Embattled teen retailer Abercrombie & Fitch is in preliminary discussions with “several parties” regarding a potential transaction. The company is working with an investment bank to find a buyer, according to a report from Reuters. Apparel chains Express and American Eagle Outfitters are two suitors for the brand, according to the Wall Street Journal.
Abercrombie has seen sales and net income decline for four straight years, and the brand has not been able to financially capitalize on recent rebranding efforts that have pivoted the company away from its formerly controversial image.
A Business Insider article noted that the Abercrombie web site appears to have an overreliance on deep discounting, even on trendier merchandise such as dresses, indicating that the company likely has an overabundance of unsold inventory.

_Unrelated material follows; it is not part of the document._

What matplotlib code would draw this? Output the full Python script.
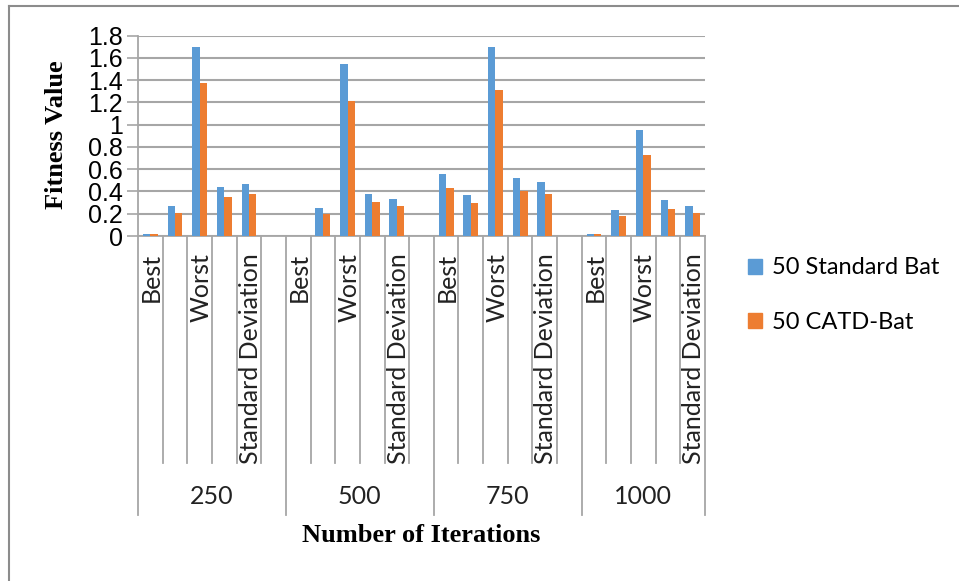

The brand has experienced many of the same issues — the inventory problem being one — that its mall-based teen contemporaries Aéropostale, American Apparel and Wet Seal have faced, with fast-fashion brands and off-price retailers beating them to the punch in price and supply chain speed.
A sale would at least put Abercrombie in a better position than the now defunct American Apparel and Wet Seal brands, especially since Abercrombie has downsized significantly. The company announced in March that it was closing 60 U.S. stores with leases expiring in 2017, bringing its total store count down to approximately 674, a 20% drop since 2013. The decision came after a dismal Q4 in which same-store sales at the A&F brand declined by 13%.
With approximately 50% of its U.S. store leases expiring by the end of fiscal 2018, Abercrombie will have more flexibility in determining its brick-and-mortar footprint, making the brand a more attractive commodity for any potential buyer.